## BEGIN COLLECTED DATA

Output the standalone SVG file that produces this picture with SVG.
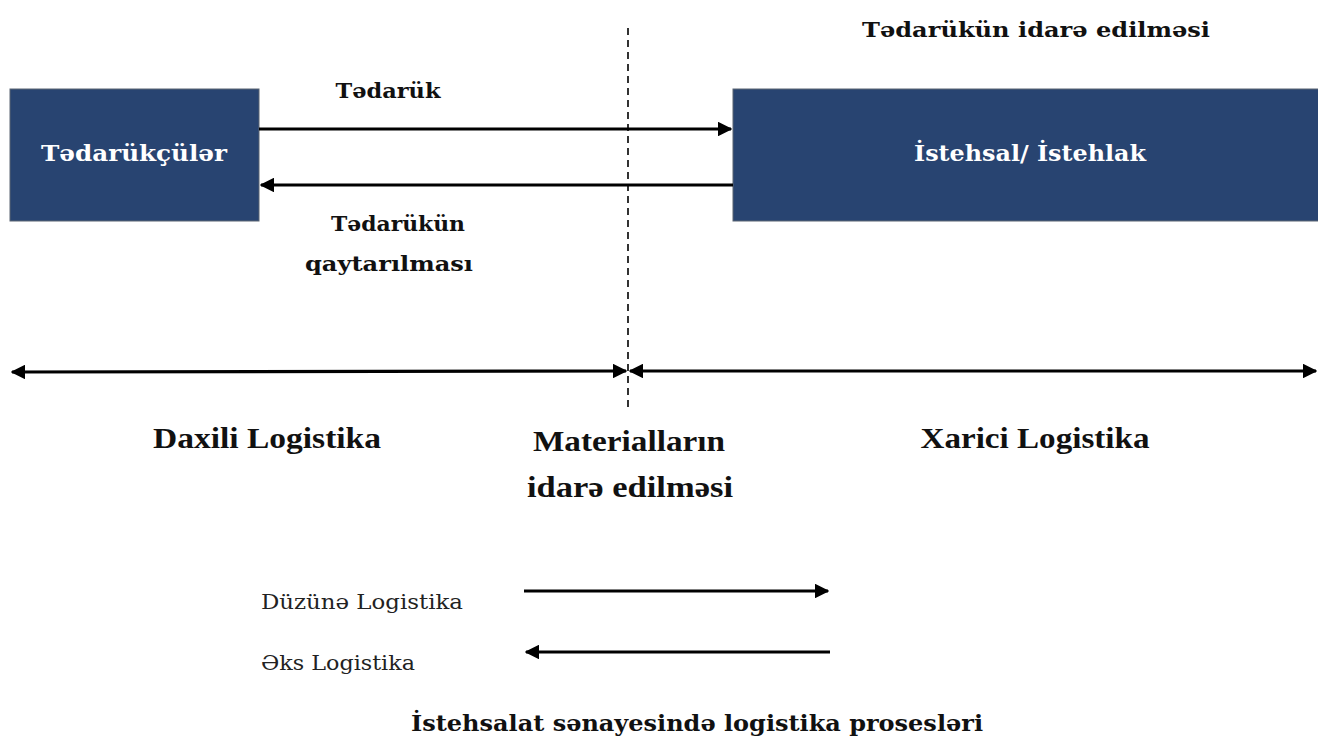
<svg xmlns="http://www.w3.org/2000/svg" width="1318" height="738" viewBox="0 0 1318 738">
<style>
.box{fill:#284471;stroke:#5a6473;stroke-width:1}
.bt{font-family:"DejaVu Serif","Liberation Serif",serif;font-weight:bold;fill:#ffffff;font-size:22px;text-anchor:middle}
.lb{font-family:"DejaVu Serif","Liberation Serif",serif;font-weight:bold;fill:#111111;font-size:21px;text-anchor:middle}
.big{font-family:"Liberation Serif","DejaVu Serif",serif;font-weight:bold;fill:#111111;font-size:29px;text-anchor:middle}
.reg{font-family:"DejaVu Serif","Liberation Serif",serif;fill:#222222;font-size:20px}
.ln{stroke:#000;stroke-width:3.2;fill:none}
.dash{stroke:#000;stroke-width:1.6;stroke-dasharray:7,5;fill:none}
</style>
<defs>
<marker id="ah" viewBox="0 0 10 10" refX="9" refY="5" markerWidth="4.6" markerHeight="4.6" orient="auto-start-reverse" markerUnits="strokeWidth">
<path d="M0,0 L10,5 L0,10 z" fill="#000"/>
</marker>
</defs>
<g id="title-top"><text class="lb" x="1036" y="37" textLength="348" lengthAdjust="spacingAndGlyphs">Tədarükün idarə edilməsi</text></g>
<g id="node-suppliers">
<rect class="box" x="10" y="89" width="249" height="132"/>
<text class="bt" x="134" y="161" textLength="186" lengthAdjust="spacingAndGlyphs">Tədarükçülər</text>
</g>
<g id="node-production">
<rect class="box" x="733" y="89" width="590" height="132"/>
<text class="bt" x="1030" y="161" textLength="232" lengthAdjust="spacingAndGlyphs">İstehsal/ İstehlak</text>
</g>
<g id="connectors">
<line class="dash" x1="628" y1="28" x2="628" y2="408"/>
<line class="ln" x1="259" y1="129" x2="731" y2="129" marker-end="url(#ah)"/>
<line class="ln" x1="733" y1="185" x2="261" y2="185" marker-end="url(#ah)"/>
<line class="ln" x1="12" y1="372" x2="626" y2="371" marker-start="url(#ah)" marker-end="url(#ah)"/>
<line class="ln" x1="630" y1="371" x2="1316" y2="371" marker-start="url(#ah)" marker-end="url(#ah)"/>
<line class="ln" x1="524" y1="591" x2="828" y2="591" marker-end="url(#ah)"/>
<line class="ln" x1="830" y1="652" x2="526" y2="652" marker-end="url(#ah)"/>
</g>
<g id="labels">
<text class="lb" x="388" y="98" textLength="105" lengthAdjust="spacingAndGlyphs">Tədarük</text>
<text class="lb" x="398" y="231" textLength="134" lengthAdjust="spacingAndGlyphs">Tədarükün</text>
<text class="lb" x="389" y="271" textLength="168" lengthAdjust="spacingAndGlyphs">qaytarılması</text>
<text class="big" x="267" y="448" textLength="228" lengthAdjust="spacingAndGlyphs">Daxili Logistika</text>
<text class="big" x="629" y="451" textLength="192" lengthAdjust="spacingAndGlyphs">Materialların</text>
<text class="big" x="630" y="497" textLength="206" lengthAdjust="spacingAndGlyphs">idarə edilməsi</text>
<text class="big" x="1035" y="448" textLength="229" lengthAdjust="spacingAndGlyphs">Xarici Logistika</text>
<text class="reg" x="261" y="609" textLength="202" lengthAdjust="spacingAndGlyphs">Düzünə Logistika</text>
<text class="reg" x="261" y="670" textLength="154" lengthAdjust="spacingAndGlyphs">Əks Logistika</text>
<text class="lb" x="697" y="731" textLength="572" lengthAdjust="spacingAndGlyphs" style="font-size:23px">İstehsalat sənayesində logistika prosesləri</text>
</g>
</svg>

## END COLLECTED DATA

- **INSTRUCTION**
Please set down each line of the data above exactly as written, without the pictures.

- **SOLUTION FOR THIS EXERCISE**
Output the standalone SVG file that produces this picture with SVG.
<svg xmlns="http://www.w3.org/2000/svg" width="1318" height="738" viewBox="0 0 1318 738">
<style>
.box{fill:#284471;stroke:#5a6473;stroke-width:1}
.bt{font-family:"DejaVu Serif","Liberation Serif",serif;font-weight:bold;fill:#ffffff;font-size:22px;text-anchor:middle}
.lb{font-family:"DejaVu Serif","Liberation Serif",serif;font-weight:bold;fill:#111111;font-size:21px;text-anchor:middle}
.big{font-family:"Liberation Serif","DejaVu Serif",serif;font-weight:bold;fill:#111111;font-size:29px;text-anchor:middle}
.reg{font-family:"DejaVu Serif","Liberation Serif",serif;fill:#222222;font-size:20px}
.ln{stroke:#000;stroke-width:3.2;fill:none}
.dash{stroke:#000;stroke-width:1.6;stroke-dasharray:7,5;fill:none}
</style>
<defs>
<marker id="ah" viewBox="0 0 10 10" refX="9" refY="5" markerWidth="4.6" markerHeight="4.6" orient="auto-start-reverse" markerUnits="strokeWidth">
<path d="M0,0 L10,5 L0,10 z" fill="#000"/>
</marker>
</defs>
<g id="title-top"><text class="lb" x="1036" y="37" textLength="348" lengthAdjust="spacingAndGlyphs">Tədarükün idarə edilməsi</text></g>
<g id="node-suppliers">
<rect class="box" x="10" y="89" width="249" height="132"/>
<text class="bt" x="134" y="161" textLength="186" lengthAdjust="spacingAndGlyphs">Tədarükçülər</text>
</g>
<g id="node-production">
<rect class="box" x="733" y="89" width="590" height="132"/>
<text class="bt" x="1030" y="161" textLength="232" lengthAdjust="spacingAndGlyphs">İstehsal/ İstehlak</text>
</g>
<g id="connectors">
<line class="dash" x1="628" y1="28" x2="628" y2="408"/>
<line class="ln" x1="259" y1="129" x2="731" y2="129" marker-end="url(#ah)"/>
<line class="ln" x1="733" y1="185" x2="261" y2="185" marker-end="url(#ah)"/>
<line class="ln" x1="12" y1="372" x2="626" y2="371" marker-start="url(#ah)" marker-end="url(#ah)"/>
<line class="ln" x1="630" y1="371" x2="1316" y2="371" marker-start="url(#ah)" marker-end="url(#ah)"/>
<line class="ln" x1="524" y1="591" x2="828" y2="591" marker-end="url(#ah)"/>
<line class="ln" x1="830" y1="652" x2="526" y2="652" marker-end="url(#ah)"/>
</g>
<g id="labels">
<text class="lb" x="388" y="98" textLength="105" lengthAdjust="spacingAndGlyphs">Tədarük</text>
<text class="lb" x="398" y="231" textLength="134" lengthAdjust="spacingAndGlyphs">Tədarükün</text>
<text class="lb" x="389" y="271" textLength="168" lengthAdjust="spacingAndGlyphs">qaytarılması</text>
<text class="big" x="267" y="448" textLength="228" lengthAdjust="spacingAndGlyphs">Daxili Logistika</text>
<text class="big" x="629" y="451" textLength="192" lengthAdjust="spacingAndGlyphs">Materialların</text>
<text class="big" x="630" y="497" textLength="206" lengthAdjust="spacingAndGlyphs">idarə edilməsi</text>
<text class="big" x="1035" y="448" textLength="229" lengthAdjust="spacingAndGlyphs">Xarici Logistika</text>
<text class="reg" x="261" y="609" textLength="202" lengthAdjust="spacingAndGlyphs">Düzünə Logistika</text>
<text class="reg" x="261" y="670" textLength="154" lengthAdjust="spacingAndGlyphs">Əks Logistika</text>
<text class="lb" x="697" y="731" textLength="572" lengthAdjust="spacingAndGlyphs" style="font-size:23px">İstehsalat sənayesində logistika prosesləri</text>
</g>
</svg>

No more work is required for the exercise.